As this blogs bears testimony, I have been a hardcore GNU/Linux user since 2000. When I migrated from Windows to GNU/Linux, I was well aware that it meant sacrificing certain commodities due to poor (if not non-existing) driver support. The good part is that I became very proficient with open-source graphics and desktop publishing tools like the photo-editing GIMP, the vector drawing Inkscape or the desktop publishing Scribus; to the point where I now use them at work on a Windows® workstation. I seem to have found the distribution that does it for me (Linux Mint) and from surfing the Internet to managing my music library, everything works flawlessy. I can save and encrypt all my files in open formats, knowing that there will always be software that allows to access the information in a remote future.
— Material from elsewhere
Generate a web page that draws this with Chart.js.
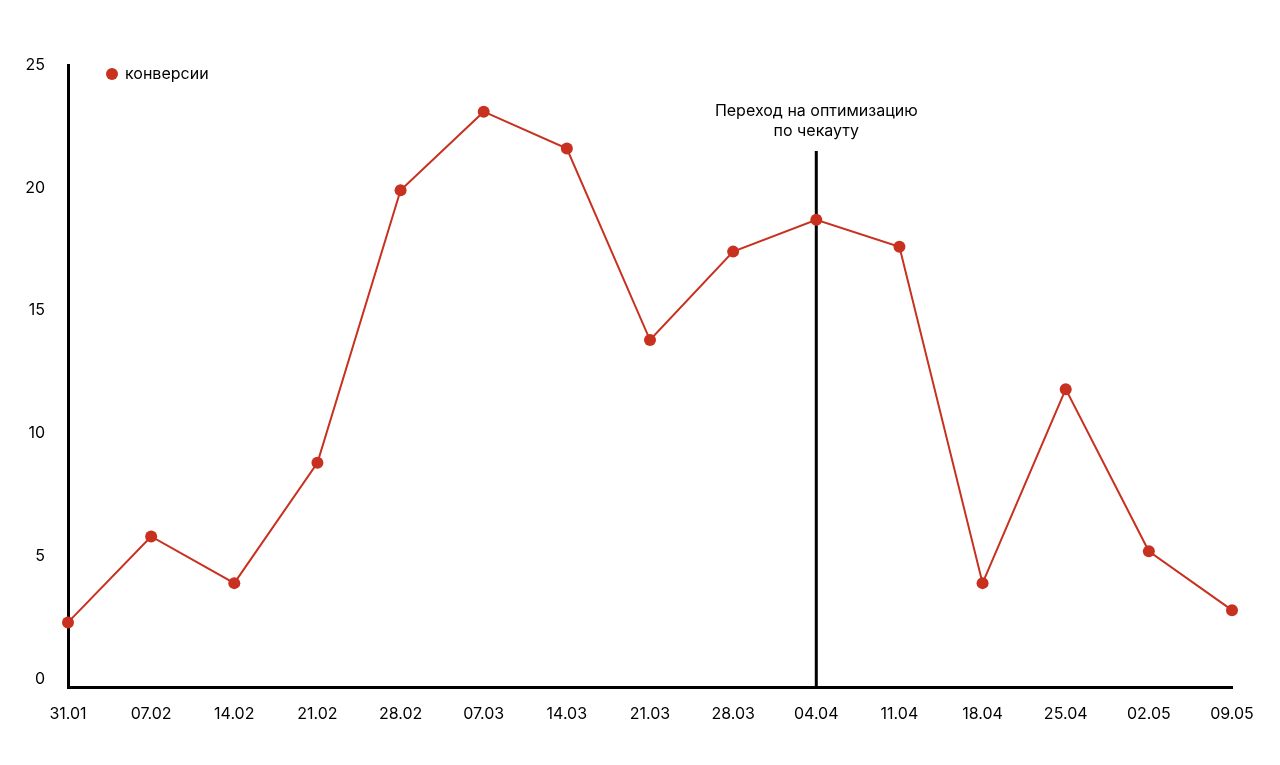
<!DOCTYPE html>
<html>
<head>
<meta charset="utf-8">
<script src="https://cdn.jsdelivr.net/npm/chart.js@4/dist/chart.umd.min.js"></script>
<style>
  html, body { margin: 0; padding: 0; background: #fff; }
  #wrap { width: 1280px; height: 765px; }
</style>
</head>
<body>
<div id="wrap"><canvas id="myChart" width="1280" height="765"></canvas></div>
<script>
'use strict';

// data
const weeks = ['31.01', '07.02', '14.02', '21.02', '28.02', '07.03', '14.03', '21.03',
  '28.03', '04.04', '11.04', '18.04', '25.04', '02.05', '09.05'];
const conversions = [2.3, 5.8, 3.9, 8.8, 19.9, 23.1, 21.6, 13.8, 17.4, 18.7, 17.6, 3.9, 11.8, 5.2, 2.8];
const yTicks = [0, 5, 10, 15, 20, 25];
const seriesName = 'конверсии';
const markerWeek = '04.04';
const markerTop = 21.5;
const markerText = ['Переход на оптимизацию', 'по чекауту'];

const red = '#c8301f';
const font = 'Inter, "Noto Sans", sans-serif';

// vertical marker line + its caption, drawn under the series
const markerPlugin = {
  id: 'marker',
  beforeDatasetsDraw(chart) {
    const ctx = chart.ctx;
    const x = chart.scales.x.getPixelForValue(weeks.indexOf(markerWeek));
    const yTop = chart.scales.y.getPixelForValue(markerTop);
    const yBottom = chart.chartArea.bottom;
    ctx.save();
    ctx.strokeStyle = '#000';
    ctx.lineWidth = 3;
    ctx.beginPath();
    ctx.moveTo(x, yTop);
    ctx.lineTo(x, yBottom);
    ctx.stroke();
    ctx.fillStyle = '#000';
    ctx.font = '16px ' + font;
    ctx.textAlign = 'center';
    ctx.textBaseline = 'middle';
    ctx.fillText(markerText[0], x, yTop - 40);
    ctx.fillText(markerText[1], x, yTop - 20);
    ctx.restore();
  }
};

// legend sitting inside the plot, top left
const legendPlugin = {
  id: 'innerLegend',
  afterDraw(chart) {
    const ctx = chart.ctx;
    const ds = chart.data.datasets[0];
    const x = chart.chartArea.left + 44;
    const y = chart.chartArea.top + 9;
    ctx.save();
    ctx.fillStyle = ds.pointBackgroundColor;
    ctx.beginPath();
    ctx.arc(x, y, 6, 0, Math.PI * 2);
    ctx.fill();
    ctx.fillStyle = '#000';
    ctx.font = '16px ' + font;
    ctx.textAlign = 'left';
    ctx.textBaseline = 'middle';
    ctx.fillText(ds.label, x + 13, y);
    ctx.restore();
  }
};

const chart = document.getElementById('myChart');
const myChart = new Chart(chart, {
  type: 'line',
  data: {
    labels: weeks,
    datasets: [{
      label: seriesName,
      data: conversions,
      borderColor: red,
      backgroundColor: red,
      pointBackgroundColor: red,
      pointBorderWidth: 0,
      pointRadius: 6,
      borderWidth: 2,
      tension: 0,
      clip: false,
    }],
  },
  options: {
    responsive: false,
    animation: false,
    layout: { padding: { top: 65, right: 48, left: 0, bottom: 0 } },
    plugins: {
      legend: { display: false },
      tooltip: { enabled: false },
    },
    scales: {
      x: {
        offset: false,
        grid: { drawOnChartArea: false, drawTicks: false },
        border: { display: true, color: '#000', width: 3 },
        ticks: {
          color: '#000',
          font: { family: font, size: 16 },
          padding: 18,
          maxRotation: 0,
          autoSkip: false,
        },
        afterFit(scale) { scale.height = 78; },
      },
      y: {
        min: -0.33,
        max: 25,
        grid: { drawOnChartArea: false, drawTicks: false },
        border: { display: true, color: '#000', width: 3 },
        ticks: {
          color: '#000',
          font: { family: font, size: 16 },
          padding: 23,
        },
        afterBuildTicks(scale) {
          scale.ticks = yTicks.map(v => ({ value: v }));
        },
        afterFit(scale) { scale.width = 68; },
      },
    },
  },
  plugins: [markerPlugin, legendPlugin],
});
</script>
</body>
</html>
In the meantime, the drivers issue has greatly improved: GNU/Linux now handles most digicams and it is often possible to run a scanner or a printer. Video cards keep getting better support, but sound cards are somehow left out. I am a music composing hobbyist, and the migration from Windows to GNU/Linux left me resourceless. I am aware of all the music editing software available on GNU/Linux, but I haven’t even been able to get it to work because of ALSA problems. I can’t even get Audacity to work properly on my Ubuntu Dell for crying out loud! Edit: Ubuntu Studio now comes preloaded with drivers and applications for audio and video editing. I managed to install it, but there was a bug with the WiFi configuration application.

Apple Garageband on OSX
Which brings me to the point: I would certainly not consider going back to Microsoft Windows, but Apple Inc. seems to offer pretty good proprietary solutions when it comes to music editing, and I am so eager to go back to composing music that I would consider buying a Mac Mini to add to my home setting of 2 GNU/Linux computers. Apple hand-picks the hardware to make sure it works, the BSD Unix-based operating system is pretty stable and the applications are user-friendly. If my main concern about Microsoft is its strong endorsement of closed standards and closed formats, then Apple Inc. is even further down the spectrum. Just think of the amount of effort they put into fighting jailbreak, making sure nobody sells or explains how to install OSX on generic hardware, or rejecting iphone applications based on abstruse criterions.

is Apple good or evil?
So, To Mac or not to Mac, that is the question. Norbert Cartagena is as much mitigated as I am when switching from GNU/Linux to Mac. Eric Fleming wrote a long article explaining why he’ll never switch back from Linux to Mac, while Greg Detre describes some of the differences he observed when switching from Mac to Linux.